* Information provided *
*****
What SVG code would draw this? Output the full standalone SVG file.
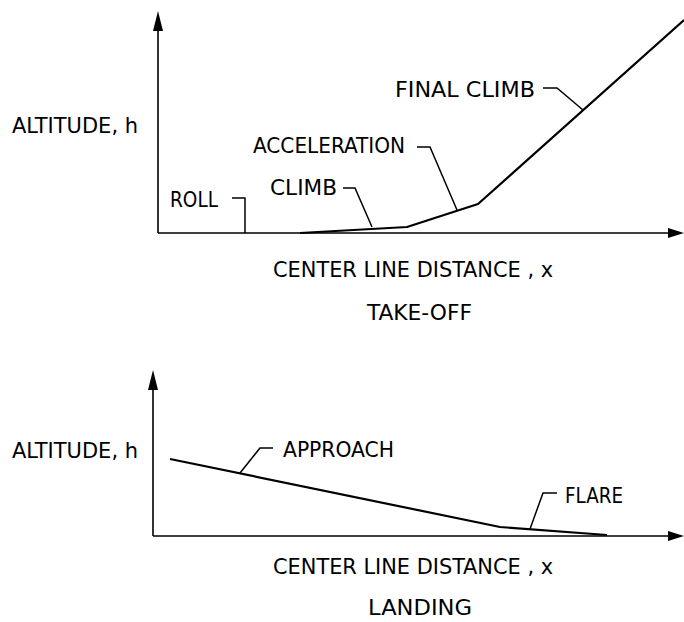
<svg xmlns="http://www.w3.org/2000/svg" width="684" height="622" viewBox="0 0 684 622">
<style>
text{font-family:"DejaVu Sans Condensed","Liberation Sans Narrow","Liberation Sans",sans-serif;font-size:22px;fill:#000}
.ax{stroke:#000;stroke-width:1.6;fill:none}
.cv{stroke:#000;stroke-width:2.2;fill:none;stroke-linejoin:round}
.ld{stroke:#000;stroke-width:1.5;fill:none}
</style>
<rect width="684" height="622" fill="#fff"/>
<g id="takeoff-axes">
<path class="ax" d="M158,233 V28 M158,233 H672"/>
<path d="M158,11 L153,31 L163,31 Z M684,233 L668,228 L668,238 Z" fill="#000"/>
</g>
<g id="takeoff-curve"><path class="cv" d="M300,233 L407,227 L478,204 L684,20"/></g>
<g id="takeoff-labels">
<text x="12" y="133" textLength="126" lengthAdjust="spacingAndGlyphs">ALTITUDE, h</text>
<text x="395" y="97" textLength="140" lengthAdjust="spacingAndGlyphs">FINAL CLIMB</text>
<text x="253" y="153" textLength="152" lengthAdjust="spacingAndGlyphs">ACCELERATION</text>
<text x="270" y="195" textLength="67" lengthAdjust="spacingAndGlyphs">CLIMB</text>
<text x="170" y="207" textLength="48" lengthAdjust="spacingAndGlyphs">ROLL</text>
<text x="273" y="277" textLength="280" lengthAdjust="spacingAndGlyphs">CENTER LINE DISTANCE , x</text>
<text x="367" y="320" textLength="105" lengthAdjust="spacingAndGlyphs">TAKE-OFF</text>
</g>
<g id="connectors">
<path class="ld" d="M543,88 L557,88 L583,110"/>
<path class="ld" d="M417,147 L430,147 L457,210"/>
<path class="ld" d="M343,188 L355,188 L372,227"/>
<path class="ld" d="M232,198 L245,198 L245,233"/>
<path class="ld" d="M273,448 L260,448 L240,473"/>
<path class="ld" d="M557,493 L543,493 L530,529"/>
</g>
<g id="landing-axes">
<path class="ax" d="M153,536 V388 M153,536 H672"/>
<path d="M153,370 L148,390 L158,390 Z M684,536 L668,531 L668,541 Z" fill="#000"/>
</g>
<g id="landing-curve"><path class="cv" d="M170,459 L500,527 L607,535"/></g>
<g id="landing-labels">
<text x="12" y="458" textLength="126" lengthAdjust="spacingAndGlyphs">ALTITUDE, h</text>
<text x="283" y="457" textLength="111" lengthAdjust="spacingAndGlyphs">APPROACH</text>
<text x="565" y="503" textLength="58" lengthAdjust="spacingAndGlyphs">FLARE</text>
<text x="273" y="574" textLength="280" lengthAdjust="spacingAndGlyphs">CENTER LINE DISTANCE , x</text>
<text x="368" y="615" textLength="104" lengthAdjust="spacingAndGlyphs">LANDING</text>
</g>
</svg>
*****
* Given task *
Transcribe the material exactly, leaving every picture out.

* Exercise result *
What SVG code would draw this? Output the full standalone SVG file.
<svg xmlns="http://www.w3.org/2000/svg" width="684" height="622" viewBox="0 0 684 622">
<style>
text{font-family:"DejaVu Sans Condensed","Liberation Sans Narrow","Liberation Sans",sans-serif;font-size:22px;fill:#000}
.ax{stroke:#000;stroke-width:1.6;fill:none}
.cv{stroke:#000;stroke-width:2.2;fill:none;stroke-linejoin:round}
.ld{stroke:#000;stroke-width:1.5;fill:none}
</style>
<rect width="684" height="622" fill="#fff"/>
<g id="takeoff-axes">
<path class="ax" d="M158,233 V28 M158,233 H672"/>
<path d="M158,11 L153,31 L163,31 Z M684,233 L668,228 L668,238 Z" fill="#000"/>
</g>
<g id="takeoff-curve"><path class="cv" d="M300,233 L407,227 L478,204 L684,20"/></g>
<g id="takeoff-labels">
<text x="12" y="133" textLength="126" lengthAdjust="spacingAndGlyphs">ALTITUDE, h</text>
<text x="395" y="97" textLength="140" lengthAdjust="spacingAndGlyphs">FINAL CLIMB</text>
<text x="253" y="153" textLength="152" lengthAdjust="spacingAndGlyphs">ACCELERATION</text>
<text x="270" y="195" textLength="67" lengthAdjust="spacingAndGlyphs">CLIMB</text>
<text x="170" y="207" textLength="48" lengthAdjust="spacingAndGlyphs">ROLL</text>
<text x="273" y="277" textLength="280" lengthAdjust="spacingAndGlyphs">CENTER LINE DISTANCE , x</text>
<text x="367" y="320" textLength="105" lengthAdjust="spacingAndGlyphs">TAKE-OFF</text>
</g>
<g id="connectors">
<path class="ld" d="M543,88 L557,88 L583,110"/>
<path class="ld" d="M417,147 L430,147 L457,210"/>
<path class="ld" d="M343,188 L355,188 L372,227"/>
<path class="ld" d="M232,198 L245,198 L245,233"/>
<path class="ld" d="M273,448 L260,448 L240,473"/>
<path class="ld" d="M557,493 L543,493 L530,529"/>
</g>
<g id="landing-axes">
<path class="ax" d="M153,536 V388 M153,536 H672"/>
<path d="M153,370 L148,390 L158,390 Z M684,536 L668,531 L668,541 Z" fill="#000"/>
</g>
<g id="landing-curve"><path class="cv" d="M170,459 L500,527 L607,535"/></g>
<g id="landing-labels">
<text x="12" y="458" textLength="126" lengthAdjust="spacingAndGlyphs">ALTITUDE, h</text>
<text x="283" y="457" textLength="111" lengthAdjust="spacingAndGlyphs">APPROACH</text>
<text x="565" y="503" textLength="58" lengthAdjust="spacingAndGlyphs">FLARE</text>
<text x="273" y="574" textLength="280" lengthAdjust="spacingAndGlyphs">CENTER LINE DISTANCE , x</text>
<text x="368" y="615" textLength="104" lengthAdjust="spacingAndGlyphs">LANDING</text>
</g>
</svg>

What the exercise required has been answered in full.